### PROBLEM STATEMENT
Identify and copy all lines of the material where the string "this" is found.

### ENTRIES PROVIDED

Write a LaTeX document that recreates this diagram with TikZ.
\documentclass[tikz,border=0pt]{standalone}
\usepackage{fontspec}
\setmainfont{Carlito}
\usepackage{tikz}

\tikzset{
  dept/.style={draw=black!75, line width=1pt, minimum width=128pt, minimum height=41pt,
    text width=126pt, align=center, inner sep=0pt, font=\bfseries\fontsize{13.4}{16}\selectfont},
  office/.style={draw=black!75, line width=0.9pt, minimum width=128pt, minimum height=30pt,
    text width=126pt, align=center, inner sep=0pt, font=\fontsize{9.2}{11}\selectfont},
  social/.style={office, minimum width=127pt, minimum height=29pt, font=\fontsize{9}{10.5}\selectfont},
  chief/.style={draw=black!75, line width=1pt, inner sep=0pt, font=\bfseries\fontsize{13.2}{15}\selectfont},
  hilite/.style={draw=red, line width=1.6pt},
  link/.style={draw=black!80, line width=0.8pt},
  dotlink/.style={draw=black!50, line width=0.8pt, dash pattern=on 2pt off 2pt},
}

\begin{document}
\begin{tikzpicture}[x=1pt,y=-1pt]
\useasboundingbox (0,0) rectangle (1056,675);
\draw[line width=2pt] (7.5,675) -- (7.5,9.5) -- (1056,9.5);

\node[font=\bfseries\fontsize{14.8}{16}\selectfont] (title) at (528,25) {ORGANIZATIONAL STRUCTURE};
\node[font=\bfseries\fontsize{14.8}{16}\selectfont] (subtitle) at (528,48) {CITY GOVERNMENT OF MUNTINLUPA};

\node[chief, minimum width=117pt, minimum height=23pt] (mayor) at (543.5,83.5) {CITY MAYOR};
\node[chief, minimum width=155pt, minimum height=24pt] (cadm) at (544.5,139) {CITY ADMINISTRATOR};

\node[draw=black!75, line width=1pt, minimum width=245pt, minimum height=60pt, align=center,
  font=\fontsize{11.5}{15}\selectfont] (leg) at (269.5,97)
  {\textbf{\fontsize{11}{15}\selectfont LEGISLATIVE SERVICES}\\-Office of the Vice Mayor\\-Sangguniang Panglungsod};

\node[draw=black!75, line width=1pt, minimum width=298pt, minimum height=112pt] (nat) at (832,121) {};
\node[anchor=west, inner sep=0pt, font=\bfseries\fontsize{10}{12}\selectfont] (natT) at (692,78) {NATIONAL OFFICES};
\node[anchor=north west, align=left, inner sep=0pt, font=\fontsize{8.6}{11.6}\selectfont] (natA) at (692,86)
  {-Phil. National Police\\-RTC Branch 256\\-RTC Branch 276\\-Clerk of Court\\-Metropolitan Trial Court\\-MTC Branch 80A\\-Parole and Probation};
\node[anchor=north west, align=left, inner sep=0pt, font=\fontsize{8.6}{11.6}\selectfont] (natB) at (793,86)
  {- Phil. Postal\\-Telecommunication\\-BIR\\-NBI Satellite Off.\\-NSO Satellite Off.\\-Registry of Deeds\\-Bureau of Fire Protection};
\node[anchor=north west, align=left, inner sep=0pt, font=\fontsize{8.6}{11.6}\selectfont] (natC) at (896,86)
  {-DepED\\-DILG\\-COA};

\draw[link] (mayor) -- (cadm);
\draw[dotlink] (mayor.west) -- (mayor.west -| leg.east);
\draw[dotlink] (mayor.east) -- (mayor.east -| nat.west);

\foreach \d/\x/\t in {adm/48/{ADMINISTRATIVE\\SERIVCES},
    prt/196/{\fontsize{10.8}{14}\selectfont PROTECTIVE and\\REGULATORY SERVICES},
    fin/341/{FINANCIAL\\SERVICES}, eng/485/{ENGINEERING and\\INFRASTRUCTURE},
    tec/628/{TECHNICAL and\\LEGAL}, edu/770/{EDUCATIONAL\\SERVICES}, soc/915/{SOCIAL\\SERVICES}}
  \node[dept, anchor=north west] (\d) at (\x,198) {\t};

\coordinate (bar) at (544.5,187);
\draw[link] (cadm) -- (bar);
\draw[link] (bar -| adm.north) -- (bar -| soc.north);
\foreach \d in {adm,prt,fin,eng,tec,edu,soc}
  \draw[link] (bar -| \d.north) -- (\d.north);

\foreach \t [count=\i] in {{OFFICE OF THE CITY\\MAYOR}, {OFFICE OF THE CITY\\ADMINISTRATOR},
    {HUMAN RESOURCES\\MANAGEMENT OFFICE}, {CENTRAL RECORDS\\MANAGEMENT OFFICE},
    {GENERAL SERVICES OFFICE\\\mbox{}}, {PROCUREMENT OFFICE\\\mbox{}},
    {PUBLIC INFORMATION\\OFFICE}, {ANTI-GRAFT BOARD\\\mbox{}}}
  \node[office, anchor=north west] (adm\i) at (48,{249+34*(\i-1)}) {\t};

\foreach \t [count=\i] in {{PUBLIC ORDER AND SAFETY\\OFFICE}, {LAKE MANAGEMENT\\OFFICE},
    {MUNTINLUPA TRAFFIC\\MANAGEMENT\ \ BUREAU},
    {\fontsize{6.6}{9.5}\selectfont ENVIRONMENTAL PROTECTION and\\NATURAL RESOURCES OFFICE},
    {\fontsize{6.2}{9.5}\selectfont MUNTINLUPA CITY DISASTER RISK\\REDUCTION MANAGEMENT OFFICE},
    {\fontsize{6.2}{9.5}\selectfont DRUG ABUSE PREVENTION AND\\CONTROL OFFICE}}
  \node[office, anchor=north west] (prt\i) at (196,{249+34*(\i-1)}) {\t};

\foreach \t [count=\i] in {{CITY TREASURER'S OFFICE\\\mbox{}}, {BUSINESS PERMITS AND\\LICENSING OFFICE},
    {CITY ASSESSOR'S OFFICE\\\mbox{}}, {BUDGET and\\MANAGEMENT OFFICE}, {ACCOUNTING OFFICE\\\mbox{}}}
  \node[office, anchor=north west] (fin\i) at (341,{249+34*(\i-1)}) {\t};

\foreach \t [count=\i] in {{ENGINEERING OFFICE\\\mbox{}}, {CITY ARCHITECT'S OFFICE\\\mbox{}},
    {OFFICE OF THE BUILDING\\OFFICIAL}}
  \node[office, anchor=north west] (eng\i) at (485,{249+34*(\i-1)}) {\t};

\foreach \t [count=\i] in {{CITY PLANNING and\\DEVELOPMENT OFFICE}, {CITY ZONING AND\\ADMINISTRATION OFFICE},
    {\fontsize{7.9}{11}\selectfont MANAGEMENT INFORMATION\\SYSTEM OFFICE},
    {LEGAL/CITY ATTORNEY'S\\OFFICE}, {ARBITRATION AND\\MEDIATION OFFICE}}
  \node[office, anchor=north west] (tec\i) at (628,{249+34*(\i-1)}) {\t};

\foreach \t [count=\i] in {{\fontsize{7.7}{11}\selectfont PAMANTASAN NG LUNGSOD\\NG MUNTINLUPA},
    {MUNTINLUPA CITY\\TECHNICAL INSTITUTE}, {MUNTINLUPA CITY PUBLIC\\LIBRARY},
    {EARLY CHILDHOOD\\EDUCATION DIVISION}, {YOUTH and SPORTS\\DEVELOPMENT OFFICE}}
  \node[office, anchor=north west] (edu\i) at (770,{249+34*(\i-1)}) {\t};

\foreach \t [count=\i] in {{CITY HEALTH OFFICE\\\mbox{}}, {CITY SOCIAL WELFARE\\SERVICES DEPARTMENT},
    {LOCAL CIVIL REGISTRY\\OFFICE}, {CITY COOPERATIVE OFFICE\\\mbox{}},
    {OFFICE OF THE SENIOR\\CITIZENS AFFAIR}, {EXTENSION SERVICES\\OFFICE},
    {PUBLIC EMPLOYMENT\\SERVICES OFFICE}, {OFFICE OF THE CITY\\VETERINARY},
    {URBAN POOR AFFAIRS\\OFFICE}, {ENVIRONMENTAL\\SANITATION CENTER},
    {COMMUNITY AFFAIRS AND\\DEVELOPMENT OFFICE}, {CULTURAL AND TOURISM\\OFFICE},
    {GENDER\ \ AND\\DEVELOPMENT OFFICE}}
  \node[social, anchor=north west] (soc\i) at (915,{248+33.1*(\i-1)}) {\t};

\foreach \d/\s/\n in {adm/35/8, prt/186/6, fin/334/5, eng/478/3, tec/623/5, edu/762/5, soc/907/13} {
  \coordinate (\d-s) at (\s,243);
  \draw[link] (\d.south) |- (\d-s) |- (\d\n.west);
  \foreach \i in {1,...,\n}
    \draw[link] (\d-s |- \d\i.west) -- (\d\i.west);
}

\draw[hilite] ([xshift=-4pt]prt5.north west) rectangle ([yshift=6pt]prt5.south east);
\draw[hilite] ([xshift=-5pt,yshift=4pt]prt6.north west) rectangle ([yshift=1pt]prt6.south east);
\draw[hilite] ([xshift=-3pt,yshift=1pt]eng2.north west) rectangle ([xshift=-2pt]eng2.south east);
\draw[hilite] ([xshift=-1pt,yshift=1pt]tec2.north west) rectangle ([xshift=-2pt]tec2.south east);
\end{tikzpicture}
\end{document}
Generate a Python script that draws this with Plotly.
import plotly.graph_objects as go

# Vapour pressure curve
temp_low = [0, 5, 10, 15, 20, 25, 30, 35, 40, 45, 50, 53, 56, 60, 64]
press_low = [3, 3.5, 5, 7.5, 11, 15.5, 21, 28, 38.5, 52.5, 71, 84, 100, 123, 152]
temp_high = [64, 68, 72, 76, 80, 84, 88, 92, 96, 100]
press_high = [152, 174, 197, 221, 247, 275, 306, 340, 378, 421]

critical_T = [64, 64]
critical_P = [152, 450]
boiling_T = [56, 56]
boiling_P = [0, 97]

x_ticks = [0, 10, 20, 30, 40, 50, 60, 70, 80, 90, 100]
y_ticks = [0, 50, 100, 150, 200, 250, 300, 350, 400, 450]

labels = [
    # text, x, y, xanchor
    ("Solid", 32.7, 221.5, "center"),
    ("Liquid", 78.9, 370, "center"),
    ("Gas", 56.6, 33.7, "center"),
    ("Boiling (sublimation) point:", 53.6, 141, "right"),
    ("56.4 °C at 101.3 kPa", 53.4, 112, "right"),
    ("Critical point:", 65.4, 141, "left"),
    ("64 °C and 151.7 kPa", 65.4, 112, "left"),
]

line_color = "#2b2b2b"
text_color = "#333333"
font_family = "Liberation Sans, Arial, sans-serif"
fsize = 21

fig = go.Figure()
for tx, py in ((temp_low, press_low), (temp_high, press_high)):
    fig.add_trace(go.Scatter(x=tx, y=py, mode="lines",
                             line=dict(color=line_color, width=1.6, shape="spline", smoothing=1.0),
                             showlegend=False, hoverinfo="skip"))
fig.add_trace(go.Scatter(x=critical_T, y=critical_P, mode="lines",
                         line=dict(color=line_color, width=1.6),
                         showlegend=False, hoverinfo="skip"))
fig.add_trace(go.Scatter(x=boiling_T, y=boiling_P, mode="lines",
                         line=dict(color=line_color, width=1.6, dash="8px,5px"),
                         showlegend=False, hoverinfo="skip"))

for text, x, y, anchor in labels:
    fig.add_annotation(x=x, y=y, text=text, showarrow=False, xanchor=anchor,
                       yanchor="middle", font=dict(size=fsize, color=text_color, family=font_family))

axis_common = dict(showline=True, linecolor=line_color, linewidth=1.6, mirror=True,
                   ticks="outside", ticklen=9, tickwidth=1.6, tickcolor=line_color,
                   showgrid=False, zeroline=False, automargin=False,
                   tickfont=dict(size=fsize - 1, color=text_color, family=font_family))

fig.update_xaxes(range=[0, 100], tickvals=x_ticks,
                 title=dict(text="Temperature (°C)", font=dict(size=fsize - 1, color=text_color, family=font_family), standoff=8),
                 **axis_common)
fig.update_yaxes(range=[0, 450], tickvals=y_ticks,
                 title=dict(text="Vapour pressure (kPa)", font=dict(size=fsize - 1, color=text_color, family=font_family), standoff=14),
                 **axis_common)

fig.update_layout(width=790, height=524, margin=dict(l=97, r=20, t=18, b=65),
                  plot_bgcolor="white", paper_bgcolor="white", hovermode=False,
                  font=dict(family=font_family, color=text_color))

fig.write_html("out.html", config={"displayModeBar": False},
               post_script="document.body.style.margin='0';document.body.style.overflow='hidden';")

### RESPONSE TO THE EXERCISE
Write a LaTeX document that recreates this diagram with TikZ.
Generate a Python script that draws this with Plotly.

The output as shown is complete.